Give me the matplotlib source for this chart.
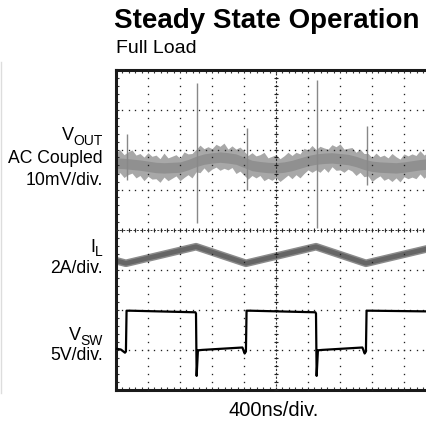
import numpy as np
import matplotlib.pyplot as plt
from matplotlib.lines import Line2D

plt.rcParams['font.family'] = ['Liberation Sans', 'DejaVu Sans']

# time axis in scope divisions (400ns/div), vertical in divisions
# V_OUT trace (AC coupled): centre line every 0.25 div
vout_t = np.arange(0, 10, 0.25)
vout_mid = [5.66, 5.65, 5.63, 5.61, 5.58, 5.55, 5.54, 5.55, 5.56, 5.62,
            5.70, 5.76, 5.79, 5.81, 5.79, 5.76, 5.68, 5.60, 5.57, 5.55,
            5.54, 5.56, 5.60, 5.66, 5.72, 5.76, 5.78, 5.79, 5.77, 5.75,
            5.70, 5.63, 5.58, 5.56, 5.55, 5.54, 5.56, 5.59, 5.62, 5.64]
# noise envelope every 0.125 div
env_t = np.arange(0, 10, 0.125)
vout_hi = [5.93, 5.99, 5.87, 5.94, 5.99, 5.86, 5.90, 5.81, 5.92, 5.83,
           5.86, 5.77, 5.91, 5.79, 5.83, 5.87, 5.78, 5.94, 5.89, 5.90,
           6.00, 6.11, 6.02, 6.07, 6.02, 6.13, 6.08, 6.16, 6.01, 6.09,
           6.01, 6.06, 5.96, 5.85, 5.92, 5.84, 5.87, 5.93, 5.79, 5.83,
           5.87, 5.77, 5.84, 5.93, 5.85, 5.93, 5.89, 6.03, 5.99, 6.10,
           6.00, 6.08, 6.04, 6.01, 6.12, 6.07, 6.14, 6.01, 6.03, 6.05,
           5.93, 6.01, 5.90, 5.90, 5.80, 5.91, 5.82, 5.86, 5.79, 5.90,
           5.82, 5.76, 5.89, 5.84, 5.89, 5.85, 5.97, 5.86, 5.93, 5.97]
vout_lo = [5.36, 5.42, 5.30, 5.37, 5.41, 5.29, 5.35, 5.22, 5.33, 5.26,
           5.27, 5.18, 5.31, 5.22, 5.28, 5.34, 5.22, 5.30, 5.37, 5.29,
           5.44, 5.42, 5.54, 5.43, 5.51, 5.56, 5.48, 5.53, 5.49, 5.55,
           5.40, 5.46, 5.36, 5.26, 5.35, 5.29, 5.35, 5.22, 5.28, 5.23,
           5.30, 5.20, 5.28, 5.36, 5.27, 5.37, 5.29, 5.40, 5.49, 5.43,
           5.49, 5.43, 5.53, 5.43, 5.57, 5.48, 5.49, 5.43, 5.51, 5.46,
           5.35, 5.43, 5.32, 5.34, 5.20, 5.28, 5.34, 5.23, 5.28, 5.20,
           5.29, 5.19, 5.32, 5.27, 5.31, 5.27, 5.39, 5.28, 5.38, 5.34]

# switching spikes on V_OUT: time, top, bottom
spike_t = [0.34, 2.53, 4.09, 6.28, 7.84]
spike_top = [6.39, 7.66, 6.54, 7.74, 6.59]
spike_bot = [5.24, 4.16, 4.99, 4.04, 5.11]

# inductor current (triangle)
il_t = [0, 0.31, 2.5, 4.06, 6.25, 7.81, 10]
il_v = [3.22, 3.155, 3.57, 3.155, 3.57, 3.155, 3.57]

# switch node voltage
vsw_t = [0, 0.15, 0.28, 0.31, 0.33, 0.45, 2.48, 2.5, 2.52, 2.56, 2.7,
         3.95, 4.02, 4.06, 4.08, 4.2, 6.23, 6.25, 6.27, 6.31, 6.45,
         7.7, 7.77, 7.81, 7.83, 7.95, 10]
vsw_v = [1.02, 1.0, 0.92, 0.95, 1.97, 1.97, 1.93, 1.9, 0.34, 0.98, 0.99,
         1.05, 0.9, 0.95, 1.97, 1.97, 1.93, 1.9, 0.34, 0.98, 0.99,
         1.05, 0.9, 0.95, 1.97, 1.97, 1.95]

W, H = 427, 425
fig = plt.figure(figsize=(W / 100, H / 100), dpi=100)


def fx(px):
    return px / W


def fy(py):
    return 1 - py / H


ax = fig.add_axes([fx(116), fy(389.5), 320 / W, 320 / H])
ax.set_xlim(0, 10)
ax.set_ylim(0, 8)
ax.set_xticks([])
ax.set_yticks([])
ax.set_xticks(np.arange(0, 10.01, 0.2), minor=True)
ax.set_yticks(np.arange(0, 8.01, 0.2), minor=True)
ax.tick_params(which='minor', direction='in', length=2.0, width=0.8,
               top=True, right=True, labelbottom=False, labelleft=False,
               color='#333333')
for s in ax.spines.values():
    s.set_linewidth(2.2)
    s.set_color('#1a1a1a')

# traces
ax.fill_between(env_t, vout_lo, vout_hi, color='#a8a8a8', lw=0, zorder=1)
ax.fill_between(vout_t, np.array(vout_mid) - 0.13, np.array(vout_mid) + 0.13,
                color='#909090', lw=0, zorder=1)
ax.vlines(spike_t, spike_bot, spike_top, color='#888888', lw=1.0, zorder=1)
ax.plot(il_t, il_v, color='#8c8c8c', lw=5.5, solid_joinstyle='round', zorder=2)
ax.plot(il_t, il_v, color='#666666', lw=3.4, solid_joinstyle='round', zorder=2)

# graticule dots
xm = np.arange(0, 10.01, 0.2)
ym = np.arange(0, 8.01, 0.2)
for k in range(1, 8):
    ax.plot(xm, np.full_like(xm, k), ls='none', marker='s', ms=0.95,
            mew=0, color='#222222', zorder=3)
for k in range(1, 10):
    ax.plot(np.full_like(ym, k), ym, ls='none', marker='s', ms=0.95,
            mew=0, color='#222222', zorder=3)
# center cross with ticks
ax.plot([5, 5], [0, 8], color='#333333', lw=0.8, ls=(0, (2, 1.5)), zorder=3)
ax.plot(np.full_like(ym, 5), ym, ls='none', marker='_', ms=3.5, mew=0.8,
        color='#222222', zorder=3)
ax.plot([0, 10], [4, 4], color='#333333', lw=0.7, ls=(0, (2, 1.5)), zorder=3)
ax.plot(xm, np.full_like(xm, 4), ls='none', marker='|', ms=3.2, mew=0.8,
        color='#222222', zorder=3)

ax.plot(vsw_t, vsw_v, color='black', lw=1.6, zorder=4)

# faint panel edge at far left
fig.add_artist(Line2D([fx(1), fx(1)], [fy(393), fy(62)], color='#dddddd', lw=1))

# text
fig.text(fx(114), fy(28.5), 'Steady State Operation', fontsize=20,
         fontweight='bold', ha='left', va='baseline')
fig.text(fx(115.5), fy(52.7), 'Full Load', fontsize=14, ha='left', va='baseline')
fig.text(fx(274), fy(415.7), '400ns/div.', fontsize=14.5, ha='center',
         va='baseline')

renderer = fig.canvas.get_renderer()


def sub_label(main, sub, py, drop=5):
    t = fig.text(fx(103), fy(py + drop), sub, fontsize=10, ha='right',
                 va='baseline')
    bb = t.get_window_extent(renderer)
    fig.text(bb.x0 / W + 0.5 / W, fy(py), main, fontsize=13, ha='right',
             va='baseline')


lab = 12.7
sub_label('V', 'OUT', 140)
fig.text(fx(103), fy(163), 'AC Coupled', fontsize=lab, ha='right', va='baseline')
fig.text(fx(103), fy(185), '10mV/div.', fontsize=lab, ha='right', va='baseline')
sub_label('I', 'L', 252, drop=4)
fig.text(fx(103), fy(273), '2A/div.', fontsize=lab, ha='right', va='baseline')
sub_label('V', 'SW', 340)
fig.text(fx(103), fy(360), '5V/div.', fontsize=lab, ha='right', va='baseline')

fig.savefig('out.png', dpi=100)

============

### Do this:
Copy nothing but the lines from the top of the data down to the line containing "plt.rcParams['font.family'] = ['Liberation", and leave the pictures out.

### Output for this exercise:
Give me the matplotlib source for this chart.
import numpy as np
import matplotlib.pyplot as plt
from matplotlib.lines import Line2D

plt.rcParams['font.family'] = ['Liberation Sans', 'DejaVu Sans']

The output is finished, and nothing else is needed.